Little Big Obstinacies

Centennial Theatre, Auckland Grammar School, Auckland

10/10/2008 - 10/10/2008

Tempo Dance Festival 2008

Production Details

Kanan Deobhakta Dance Company celebrates 26 years of presenting Indian Classical and Contemporary styles of Bharata Natyam and Odissi on Friday 10th October at TEMPO dance festival.  It is a new work titled LITTLE BIG OBSTINACIES composed, performed and danced by Kanan and Pratima Patel.  There is only ONE show. 

LITTLE BIG OBSTINACIES – has gained us nations, power, love but not peace.  A child’s obstinacy is the innocence of which we are reminded.  Lovers’ obstinacies are tender & cruel.  Other obstinacies have lost us the very thing we desired in the first place!  Admiration and love.

Kanan Deobhakta
is a well known performer of Bharata Natyam and Odissi exponent in Auckland.  She has presented the South Indian classical dance form Bharata Natyam and the North Eastern style Odissi to both Auckland and Wellington audiences.  It is the only professional Indian dance company to have performed consistently in Auckland for two and half decades.  Kanan’s other passion now is to compose and produce her own music for her choreography.

10th October, 2008 at 7.30pm
Auckland Grammar School
Mountain Road, Epsom.

Duration:60 minutes
Bookings: Ticketek(09) 307-5000
Tickets: Adults: $25; Group of 10: $20 each

1 hr, no interval

The passing on of knowledge

Review by Dr Linda Ashley 11th Oct 2008

Kanan Deobhakta‘s most recent work, Little Big Obstinacies, follows the legacy of classical dance’s affinity with the meta-issues of the human condition. Love, life, death, power, good, and of course, evil are all woven into the intricacies of the Bharata Natyam story-telling vocabulary.
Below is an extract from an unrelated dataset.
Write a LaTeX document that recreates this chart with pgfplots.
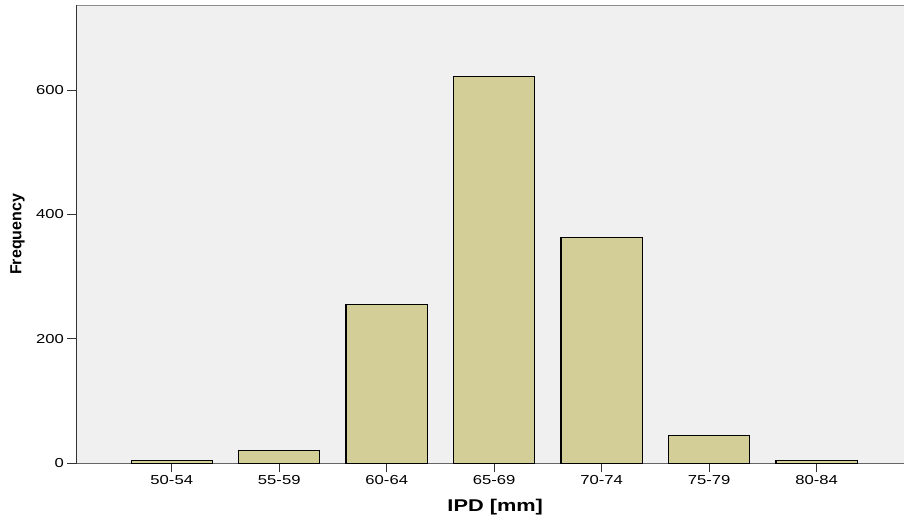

Opening the show, Deobhakta is joined by her 2006 graduate student Pratima Patel, whose articulate dancing invokes a gracious and graceful gliding of Saraswati Stuti, the Goddess of knowledge. In a prolonged stillness Deobhakta, as goddess, occupies centre stage and embodies the knowledge that is to be passed onto a new born. At one point a flowing, mellifluous walk carries her across the stage.

Deobhakta’s usual incisive dance seems to have been mainly replaced by her accomplished mime and highly expressive dramatic capabilities to tell the traditional stories. The audience appreciate her ability to express a wide range of emotions, change of demeanour and gender in a mercurial manner.

Perhaps influenced by her role of grandmother in real life, the guidance of the younger generation and their little obstinacies is somewhat of a theme in this show. The inevitable appearance of a child Krishna, danced by Patel, marks the appearance of some of the timeless rhythms, forms, lines and kinaesthetics of the Indian classical dance.

Patel is based in London these days, pursuing a career in marketing, but returns to Auckland to perform. She and advanced undergraduate Mandy Rupa Reid act as background chorus repeatedly during Deobhakta’s solos and add a more contemporary vocabulary, some moon crazed antics and a rather realistic feline altercation, as two women who discover they have the same husband!

Another object of this show is the obstinacy and harm that results when power corrupts and madness follows – a common occurrence in many dynasties around the world in recent times. Deobhakta’s solo and the chorus present the audience with a dysfunctional family and a father abandoned to contemplate his fate, imprisoned by his own son. The story tells how each day the usurped king finds some solace in glimpses of the monument dedicated to his wife, the Taj Mahal, as a reflection through one small mirror tile on a minaret near the cell window. However, his obstinacy results in a tragic loss of sight from the intense light rays and he dies with his lost love and life etched in his mind.

This story is told with poignancy and is a reminder that dancing too requires devotion and the ultimate sacrifice is demanded of a dancer’s body when a new generation awaits the passing on of knowledge. Deobhakta’s students have learned well from her guidance and her present acolytes may now light candles on their own stages in the future.